Eight banks have failed Europe's bank stress test designed to assess whether they can weather another economic crisis while 16 banks barely passed, bank regulators said on Friday.
Those eight European banks not strong enough to withstand a prolonged recession need to raise 2.5 billion Euros in capital, an industry health check aimed at reviving investor confidence showed on Friday.
The stress test of 90 banks in 21 countries – representing 65% of the assets in Europe's banking sector – showed five banks in Spain, two in Greece, one in Austria and one in Germany failed the test, although the German result is disputed by the bank in question and is therefore not counted along the eight banks that officially failed the test.

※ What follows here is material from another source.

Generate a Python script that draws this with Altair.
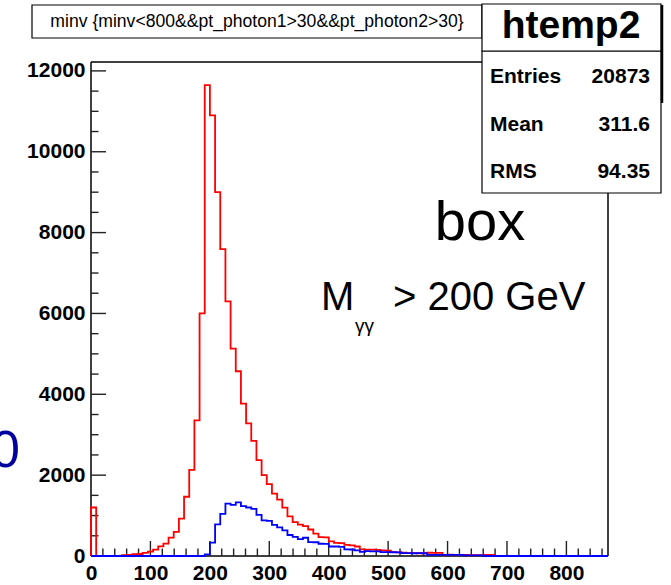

Between five and 15 smaller lenders had been expected to fail the test. All big banks passed, as expected.
The IMF called for all necessary measures to be taken to address weaknesses at banks which failed, or narrowly passed the test.
The IMF has warned Europe that it is taking too long to rebuild its banking system and the threat of the Greek debt crisis spreading to bigger countries, such as Spain and Italy, was still very real.
The outcome of the exercise reflects efforts made by individual institutions and national supervisory authorities to strengthen bank balance sheets, but more needs to be done, the IMF said.
The Washington-based Fund praised the European Banking Authority (EBA), the regulator running the test, for its strengthened methodology, after the 2010 tests were judged to be too soft.
Germany's financial market regulator, BaFin, said that one of 13 German banks tested did not meet the requirements. It did not immediately identify the bank that flunked, but the only bank missing from the list of 12 that passed was the state-owned regional bank, Helaba, which had already said earlier this week that it would not pass.
Helaba, on its website, however, disputed the results of the test. Helaba then decided against the publication of its result, said the German finance ministry in a separate statement.
The EBA, earlier, had told Helaba that it did not accept that some of its assets counted as core capital. Helaba asserted that its core tier 1 capital ratio was 6.8%, well above the EBA's minimum mark of five percent. It was not clear on Friday how this dispute would play out when further details of the report are released.
The five Spanish banks that flunked the EBA stress test make up the bulk of the failures, but the Bank of Spain said they would not need additional capital because the sector was already being restructured.
Four regional savings banks failed the tests – Caja Mediterraneo (CAM), Catalunya Caixa, Unmin and Caja Tres – along with Banco Pastor. Seven other banks just barely reached the minimum requirement of the core tier 1 capital ratio of 5%. A total of 25 Spanish banks were tested, the largest number of any country. Bank of Spain governor Miguel Angel Fernandez Ordonez said the results were what we expected.
Greece's number two bank EFG Eurobank, failed the test, along with ATEBank, and pledged to boost its capital. ATEBank said it would proceed with a bond issue worth some 235 million Euros. ATEBank flunked the test with a capital ratio of minus 0.8%, the worst of any bank.
Austria’s Volksbank, which failed, said it was unsatisfied with the result of the test, but said it would have passed if its current efforts to strengthen capital ratios had been taken into account. It had a 4.5% capital ratio. Ireland's three main banks passed the test after being recapitalized following the Irish financial crisis.